Potty Mouth

Life abroad, even in these posh circumstances, has some ups and downs. One of them is the reminder of your vulnerability. Water is unpotable* and “things” (foods, glassware, toothbrushes, whatever comes in contact with water) may not be the safest. Our recent example was Gwen, but yesterday, it hit the rest of us a little as well.

Me a little harder, but I actually think pregnancy may have had an influence. Paul brought me garlic treatment** the minute it hit (unfortunately during shower time with Will, who waited patiently playing the water until I, dripping water all over the bathroom, was able to get back in… talk about your glamour moments.) I laid down directly after showering, drank some gatorade, and went to sleep. The bummer is that it is now 4am and I can’t sleep. But at least I feel good. Because we weren’t sure which way the night would go, Paul cancelled my morning spanish class.
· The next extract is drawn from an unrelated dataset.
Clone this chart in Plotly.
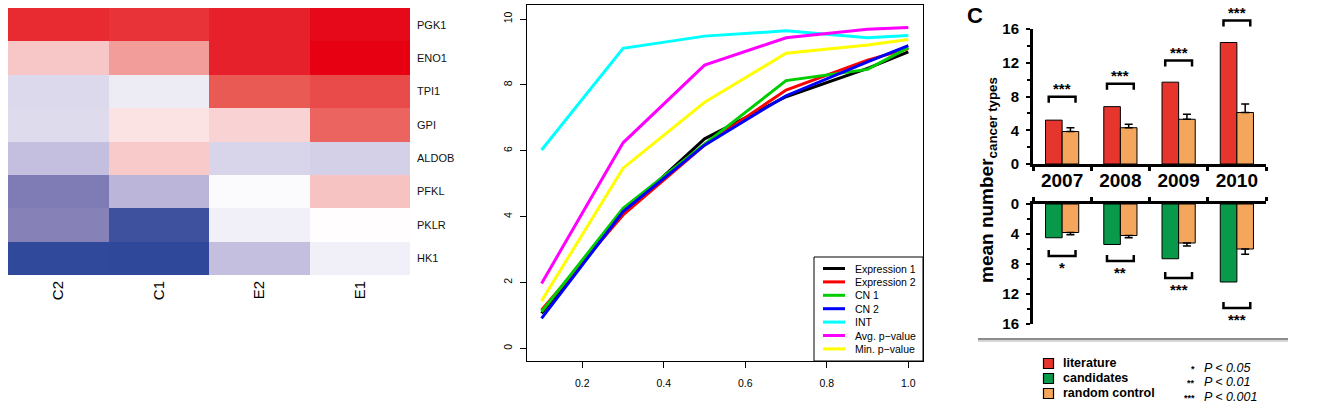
import plotly.graph_objects as go

W, H = 1319, 413
FONT = "Liberation Sans, Arial, Helvetica, sans-serif"

def px(x):
    return x / W

def py(y):
    return 1 - y / H

# ---------------- Heatmap data ----------------
genes = ["PGK1", "ENO1", "TPI1", "GPI", "ALDOB", "PFKL", "PKLR", "HK1"]
samples = ["C2", "C1", "E2", "E1"]
heat_values = [
    [0.86, 0.83, 0.89, 0.97],
    [0.24, 0.42, 0.89, 1.00],
    [-0.18, -0.09, 0.70, 0.75],
    [-0.17, 0.12, 0.19, 0.66],
    [-0.30, 0.23, -0.20, -0.22],
    [-0.60, -0.34, -0.02, 0.26],
    [-0.57, -0.91, -0.07, 0.01],
    [-0.97, -0.98, -0.30, -0.07],
]
heat_scale = [
    [0.0, "#2B4599"], [0.2, "#7F7BB4"], [0.35, "#C4BFDF"], [0.5, "#FFFFFF"],
    [0.625, "#F7C5C5"], [0.75, "#EF8A86"], [0.85, "#EA5A55"], [1.0, "#E60012"],
]

# ---------------- Line chart data ----------------
fractions = [0.1, 0.3, 0.5, 0.7, 0.9, 1.0]
series_names = ["Expression 1", "Expression 2", "CN 1", "CN 2", "INT", "Avg. p\u2212value", "Min. p\u2212value"]
series_colors = ["#000000", "#FF0000", "#00CD00", "#0000FF", "#00FFFF", "#FF00FF", "#FFFF00"]
expr1 = [1.06, 4.10, 6.36, 7.64, 8.50, 9.00]
expr2 = [1.16, 4.05, 6.17, 7.84, 8.75, 9.10]
cn1 = [1.11, 4.25, 6.20, 8.13, 8.47, 9.13]
cn2 = [0.91, 4.15, 6.17, 7.67, 8.70, 9.19]
int_ = [6.02, 9.11, 9.48, 9.64, 9.43, 9.50]
avg_p = [1.97, 6.24, 8.60, 9.43, 9.69, 9.74]
min_p = [1.44, 5.47, 7.47, 8.96, 9.21, 9.38]
series_values = [expr1, expr2, cn1, cn2, int_, avg_p, min_p]

# ---------------- Bar chart data ----------------
years = ["2007", "2008", "2009", "2010"]
literature = [5.2, 6.8, 9.7, 14.4]
random_top = [3.85, 4.3, 5.3, 6.1]
random_top_err = [0.45, 0.4, 0.6, 1.0]
candidates = [4.5, 5.4, 7.3, 10.4]
random_bottom = [3.8, 4.2, 5.2, 6.0]
random_bottom_err = [0.3, 0.3, 0.4, 0.7]
top_stars = ["***", "***", "***", "***"]
top_bracket = [7.96, 9.5, 12.27, 17.0]
bottom_stars = ["*", "**", "***", "***"]
bottom_bracket = [6.93, 7.6, 9.87, 13.87]
col_lit = "#E5352C"
col_cand = "#08994A"
col_rand = "#F4A65C"

fig = go.Figure()

# Heatmap
fig.add_trace(go.Heatmap(
    z=heat_values, x=samples, y=genes, zmin=-1, zmax=1,
    colorscale=heat_scale, showscale=False, xaxis="x", yaxis="y",
    hoverinfo="skip",
))

# Lines
for name, color, vals in zip(series_names, series_colors, series_values):
    fig.add_trace(go.Scatter(
        x=fractions, y=vals, mode="lines", name=name,
        line=dict(color=color, width=3), xaxis="x2", yaxis="y2", showlegend=False,
    ))

# Bars top
xs = list(range(len(years)))
fig.add_trace(go.Bar(x=xs, y=literature, marker=dict(color=col_lit, line=dict(color="black", width=1)),
                     xaxis="x3", yaxis="y3", showlegend=False, offsetgroup="a"))
fig.add_trace(go.Bar(x=xs, y=random_top, marker=dict(color=col_rand, line=dict(color="black", width=1)),
                     error_y=dict(type="data", symmetric=False, array=random_top_err,
                                  arrayminus=[0] * 4, color="black", thickness=1.5, width=4),
                     xaxis="x3", yaxis="y3", showlegend=False, offsetgroup="b"))
# Bars bottom
fig.add_trace(go.Bar(x=xs, y=candidates, marker=dict(color=col_cand, line=dict(color="black", width=1)),
                     xaxis="x4", yaxis="y4", showlegend=False, offsetgroup="a"))
fig.add_trace(go.Bar(x=xs, y=random_bottom, marker=dict(color=col_rand, line=dict(color="black", width=1)),
                     error_y=dict(type="data", symmetric=False, array=random_bottom_err,
                                  arrayminus=[0] * 4, color="black", thickness=1.5, width=4),
                     xaxis="x4", yaxis="y4", showlegend=False, offsetgroup="b"))

# geometry of bar panel
BX0, BX1 = 1033, 1266
TOP_Y0, TOP_Y16 = 164, 29
BOT_Y0, BOT_Y16 = 204, 324

def bar_x(v):
    return BX0 + (v + 0.5) * (BX1 - BX0) / 4

def top_y(v):
    return TOP_Y0 + (TOP_Y16 - TOP_Y0) * v / 16

def bot_y(v):
    return BOT_Y0 + (BOT_Y16 - BOT_Y0) * v / 16

bold = dict(family=FONT, color="black", weight="bold")

layout = dict(
    width=W, height=H, autosize=False,
    margin=dict(l=0, r=0, t=0, b=0, pad=0),
    paper_bgcolor="white", plot_bgcolor="white",
    font=dict(family=FONT, color="black"),
    barmode="group", bargap=0.43, bargroupgap=0,
    xaxis=dict(domain=[px(8), px(410)], anchor="y", showgrid=False, zeroline=False, automargin=False,
               tickangle=-90, ticks="", tickfont=dict(size=15, family=FONT, color="black"),
               ticklabelstandoff=2),
    yaxis=dict(domain=[py(275), py(8)], anchor="x", side="right", autorange="reversed", automargin=False,
               showgrid=False, zeroline=False, ticks="", ticklabelstandoff=6,
               tickfont=dict(size=11, family=FONT, color="#111")),
    xaxis2=dict(domain=[px(527.3), px(923)], anchor="y2", range=[0.065, 1.036], automargin=False,
                showline=True, mirror=True, linecolor="black", linewidth=1,
                ticks="outside", ticklen=6, tickwidth=1, tickcolor="black",
                tickvals=[0.2, 0.4, 0.6, 0.8, 1.0], tickformat=".1f",
                tickfont=dict(size=10.5, family=FONT, color="black"),
                showgrid=False, zeroline=False, ticklabelstandoff=6),
    yaxis2=dict(domain=[py(361), py(5)], anchor="x2", range=[-0.386, 10.425], automargin=False,
                showline=True, mirror=True, linecolor="black", linewidth=1,
                ticks="outside", ticklen=6, tickwidth=1, tickcolor="black",
                tickvals=[0, 2, 4, 6, 8, 10], tickangle=-90,
                tickfont=dict(size=10.5, family=FONT, color="black"),
                showgrid=False, zeroline=False, ticklabelstandoff=4),
    xaxis3=dict(domain=[px(BX0), px(BX1)], anchor="y3", range=[-0.5, 3.5], automargin=False,
                showline=True, linecolor="black", linewidth=3,
                tickmode="array", tickvals=[-0.5, 0.5, 1.5, 2.5, 3.5], ticks="outside",
                ticklen=4, tickwidth=3, tickcolor="black", showticklabels=False,
                showgrid=False, zeroline=False),
    yaxis3=dict(domain=[py(TOP_Y0), py(TOP_Y16)], anchor="x3", range=[0, 16], automargin=False,
                showline=True, linecolor="black", linewidth=3,
                tickmode="array", tickvals=[0, 4, 8, 12, 16], ticks="outside",
                ticklen=4, tickwidth=2, tickcolor="black",
                minor=dict(tickvals=[2, 6, 10, 14], ticks="outside", ticklen=3, tickwidth=2, tickcolor="black"),
                tickfont=dict(size=15, **bold), ticklabelstandoff=4,
                showgrid=False, zeroline=False),
    xaxis4=dict(domain=[px(BX0), px(BX1)], anchor="y4", range=[-0.5, 3.5], side="top", automargin=False,
                showline=True, linecolor="black", linewidth=3,
                tickmode="array", tickvals=[0, 1, 2, 3], ticktext=years, ticks="",
                minor=dict(tickvals=[-0.5, 0.5, 1.5, 2.5, 3.5], ticks="outside", ticklen=4,
                           tickwidth=3, tickcolor="black"),
                tickfont=dict(size=19, **bold), ticklabelstandoff=6,
                showgrid=False, zeroline=False),
    yaxis4=dict(domain=[py(BOT_Y16), py(BOT_Y0)], anchor="x4", range=[16, 0], automargin=False,
                showline=True, linecolor="black", linewidth=3,
                tickmode="array", tickvals=[0, 4, 8, 12, 16], ticks="outside",
                ticklen=4, tickwidth=2, tickcolor="black",
                minor=dict(tickvals=[2, 6, 10, 14], ticks="outside", ticklen=3, tickwidth=2, tickcolor="black"),
                tickfont=dict(size=15, **bold), ticklabelstandoff=4,
                showgrid=False, zeroline=False),
)
fig.update_layout(**layout)

shapes = []
annotations = []

# Line chart legend (manual, compact like the original)
LX0, LY0, LX1, LY1 = 814, 257, 923, 361
shapes.append(dict(type="rect", xref="paper", yref="paper", x0=px(LX0), x1=px(LX1), y0=py(LY1), y1=py(LY0),
                   line=dict(color="black", width=1), fillcolor="white", layer="above"))
for i, (name, color) in enumerate(zip(series_names, series_colors)):
    yy = 268.5 + i * 13.4
    shapes.append(dict(type="line", xref="paper", yref="paper", x0=px(823), x1=px(845), y0=py(yy), y1=py(yy),
                       line=dict(color=color, width=3), layer="above"))
    annotations.append(dict(text=name, xref="paper", yref="paper", x=px(853), y=py(yy), xanchor="left",
                            yanchor="middle", showarrow=False, font=dict(size=10.5, family=FONT, color="black")))

# significance brackets
half = 0.23
for i in range(4):
    xa, xb = px(bar_x(i - half)), px(bar_x(i + half))
    yl = top_y(top_bracket[i])
    shapes.append(dict(type="path", xref="paper", yref="paper",
                       path=f"M {xa},{py(yl + 6)} L {xa},{py(yl)} L {xb},{py(yl)} L {xb},{py(yl + 6)}",
                       line=dict(color="black", width=2.5)))
    annotations.append(dict(text=top_stars[i], xref="paper", yref="paper", x=px(bar_x(i)), y=py(yl - 8),
                            xanchor="center", yanchor="middle", showarrow=False, font=dict(size=15, **bold)))
    yb = bot_y(bottom_bracket[i])
    shapes.append(dict(type="path", xref="paper", yref="paper",
                       path=f"M {xa},{py(yb - 6)} L {xa},{py(yb)} L {xb},{py(yb)} L {xb},{py(yb - 6)}",
                       line=dict(color="black", width=2.5)))
    annotations.append(dict(text=bottom_stars[i], xref="paper", yref="paper", x=px(bar_x(i)), y=py(yb + 1),
                            xanchor="center", yanchor="top", showarrow=False, font=dict(size=15, **bold)))

# panel letter and axis title
annotations.append(dict(text="C", xref="paper", yref="paper", x=px(975), y=py(15), xanchor="center",
                        yanchor="middle", showarrow=False, font=dict(size=22, **bold)))
annotations.append(dict(text="mean number<sub>cancer types</sub>", xref="paper", yref="paper",
                        x=px(988), y=py(180), xanchor="center", yanchor="middle", textangle=-90,
                        showarrow=False, font=dict(size=19, **bold)))

# separator line
shapes.append(dict(type="line", xref="paper", yref="paper", x0=px(978), x1=px(1288), y0=py(341), y1=py(341),
                   line=dict(color="#D6D6D6", width=2)))
shapes.append(dict(type="line", xref="paper", yref="paper", x0=px(978), x1=px(1288), y0=py(339), y1=py(339),
                   line=dict(color="#8C8C8C", width=2)))

# bar legend
leg_items = [("literature", col_lit, 363.5), ("candidates", col_cand, 378.5), ("random control", col_rand, 393.5)]
for label, color, yy in leg_items:
    shapes.append(dict(type="rect", xref="paper", yref="paper", x0=px(1043.5), x1=px(1053.5),
                       y0=py(yy + 5), y1=py(yy - 5), fillcolor=color, line=dict(color="black", width=1.2)))
    annotations.append(dict(text=label, xref="paper", yref="paper", x=px(1061), y=py(yy - 1), xanchor="left",
                            yanchor="middle", showarrow=False, font=dict(size=12.5, **bold)))
pv_items = [("*", "0.05", 368), ("**", "0.01", 382), ("***", "0.001", 397)]
for st, p, yy in pv_items:
    annotations.append(dict(text=st, xref="paper", yref="paper", x=px(1197), y=py(yy + 1), xanchor="right",
                            yanchor="middle", showarrow=False, font=dict(size=9, **bold)))
    annotations.append(dict(text=f"<i>P &lt; {p}</i>", xref="paper", yref="paper", x=px(1202), y=py(yy),
                            xanchor="left", yanchor="middle", showarrow=False,
                            font=dict(size=12.5, family=FONT, color="black")))

fig.update_layout(shapes=shapes, annotations=annotations)
fig.write_html("out.html")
I have a super-important meeting scheduled for tomorrow with a reproductive health researcher who focuses on violence-related research at Cayetano University (Nancy Palomino; I figure I should getting into the habit of using names on this blog since the Lima-world is literally crashing in with links to folks popping up all over the place).

As we continue to plan what our lives will be like living here long-term, we talk a decent amount about planning our health care. (Note: one thing that the clinic experience with Gwen showed was that, without question, the health care here is way beyond the quality of that in New Orleans, so we do not feel we’re compromising and feel pretty good about getting care here.) The issue is more cost and paying for sudden illness. We now know that getting an IV for a couple of hours for dehydration is going to run us about $100 a visit (if we go to that clinic; I know there are others that are cheaper, but I feel good about sticking with the high-class entities around town.) This conversation lead to the following question:

“How many times a year will each of us need (or want) an IV for dehydration?”

I’m at a bit of a loss on this one, but we know the odds are high enough that it would be silly not to consider. The epidemiologist in me is plotting a not-so-random sample of friends and colleagues. How often would you plan on having an unfortunate bacteria in your tummy?

* We do plan on installing a water purification system in the kitchen when we return. Just to shield us a little more. After all, we’ll have two small kids to worry about.
**Garlic remedy. Chop up garlic, down it with a liquid. Cure for traveler’s tummy. Take it when symptoms hit, before vomitting starts or after it settles down. Don’t knock it ’til you try it; it works.